Nelson Chamisa, spokesman for the opposition, pointed to signs of a coming clampdown, including a march in Harare by war veterans loyal to Mugabe who have beat up opponents in the past, a raid on opposition party offices and the detention of foreign journalists by armed police in full riot gear.
"They are trying to intimidate people, they are trying to set up the context for unleashing violence. The vampire instincts of this regime are definitely going to come out," Chamisa charged.
Zimbabwe needs the assistance of the international community, he said.
"The U.N. has to make sure that there is no violence in this country. ... They should not (wait to) come when there is blood in the street, blood in the villages."
But South African President Thabo Mbeki said Saturday that international intervention is not needed.
"I think it is time to wait. Let's see the outcome of the election results. If there is a re-run of the presidential election let us see what comes out of that," Mbeki said.
Mugabe has ruled since his guerrilla army helped bring about an independent Zimbabwe in 1980. His popularity has been battered by an economic slide that followed the often-violent seizures of white-owned commercial farms since 2000. A third of the population have fled the country, 80 percent of those who remain are jobless and inflation is more than 100,000 percent.
Chamisa said he expected the court to answer its petition for the election results immediately in Saturday morning's hearing, but he was not hopeful of the outcome.
Zimbabwe's courts are stacked with Mugabe sympathizers who have delayed hearing opposition challenges to results of 2002 and 2005 elections that international observers said were marked by fraud and intimidation.
The U.S. and other Western nations also have been pressing for the presidential results to be announced.
The law requires a runoff within 21 days of the first elections.

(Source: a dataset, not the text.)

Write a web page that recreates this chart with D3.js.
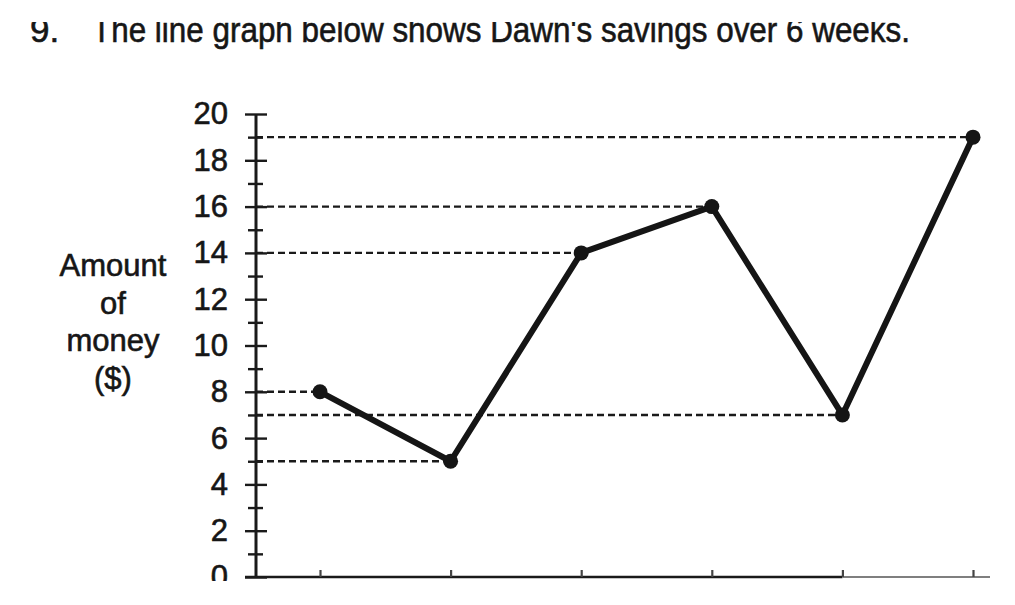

But diplomats in Harare and at the United Nations said Mugabe was planning to declare a 90-day delay to give security forces time to clamp down.
An African Union election observer team found no evidence of fraud during voting last weekend, according to the delegation's leader, former Sierra Leone president Ahmed Tejan Kabbah.
Kabbah praised Mugabe as "a patriot," and said during a meeting Thursday that the Zimbabwe leader was "relaxed" despite his setback at the polls.
New York Times journalist Barry Bearak was among those detained Thursday by heavily armed riot police who surrounded and entered a Harare hotel frequented by foreign reporters, lawyers said. The U.S.-based National Democratic Institute said one of its staff, American Dileepan Sivapathasundaram, was detained at Harare's airport as he tried to leave the country Thursday.
The government had rejected most foreign journalists' applications to cover the elections and had barred Western election observers.
Lawyer Beatrice Mtetwa said the attorney general decided there was no case against the two Americans and a third person who was not identified. However, police decided to hold them. It was not clear whether new charges would be filed.
State Department Tom Casey said four Americans were detained Thursday, but two had been released and were leaving the country. He told reporters Friday that U.S. officials had been in contact with the two Americans still in custody.